Prefazione di Mario Richter

A Maria Luisa Daniele Toffanin è riuscita una cosa davvero rara: ha raggiunto una lingua lirica sua, evidente risultato di una felice conquista, di una lunga meditazione di altri poeti lirici del nostro tempo, da Valeri a Cardarelli, da Solmi a Montale, ma tutto sempre saggiamente controllato da una educazione letteraria che non consente gli eccessi e lascia trasparire una misura che ha radici antiche e profonde negli strati più eletti della nostra tradizione poetica.

La sensibilità della Daniele Toffanin passa attraverso un'osservazione impressionistica del mondo.I colori, le luci, i movimenti delle cose visibili sono colti nell'incanto del loro immediato e fugace apparire. Ma queste rivelazioni del mondo non si risolvono nel piacere epidermico e sterile del loro stesso rivelarsi. Questo è soltanto un punto di partenza, un'iniziale, una necessaria accensione.Perché quei colori e quelle luci subito si caricano del denso spessore del tempo vissuto, ricuperano tutto un mondo di memorie, risuscitano emozioni remote e come spente. Per questa operazione che chiamerei “resurrezionista”, diventa essenziale il particolare movimento dei versi nel loro concatenarsi, nel loro accordarsi, quell'arpeggio trepido e delicato che lascia avvertire scansioni codificate (soprattutto settenario, endecasillabo...) senza cedere alla loro suggestione normativa, ma sempre tenendosi nel particolare “pentagramma” che la Daniele Toffanin si è costruito e che le consente gli effetti ritmici idonei a riportare alla vita emozioni remote.

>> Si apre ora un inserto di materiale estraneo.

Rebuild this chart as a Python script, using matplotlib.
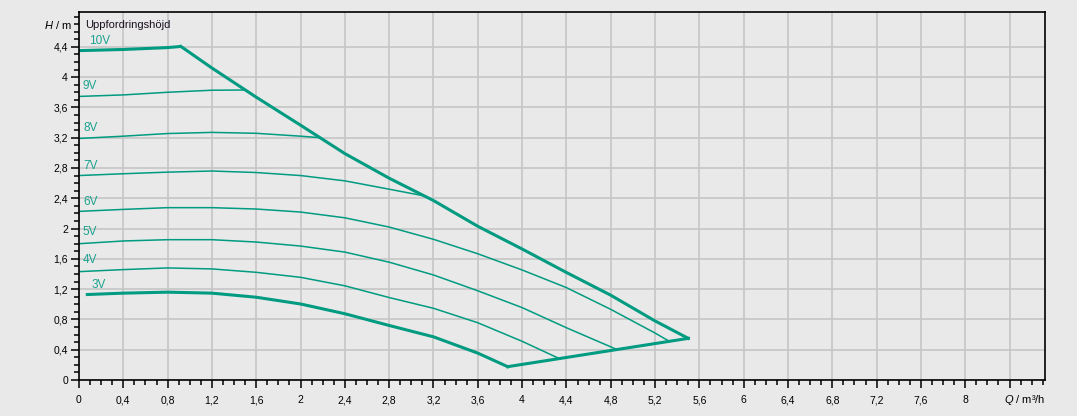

Di solito questo genere di ricuperi si risolve, nei casi migliori, in toni lamentosamente elegiaci, in rimpianti, in dolorosi abbandoni, in quei ripiegamenti decadentistici che lasciano nella pena il cuore. La Daniele Toffanin non cade in questo amaro e comune gorgo di spenta rassegnazione. Il suo iniziale commosso stupore di fronte al mostrarsi delle cose e dei luoghi ha una tale autentica vitale energia che niente riesce a rimuoverlo, a soffocarlo. Al contrario, quella meraviglia fuggevole dell'attimo, arricchito di tutti gli attimi che l'hanno preceduto (fino ai più remoti), acquista quasi – già nella parola poetica presente – un valore di eternità, anzi di una visione nuova annunciatrice luminosa di Eternità.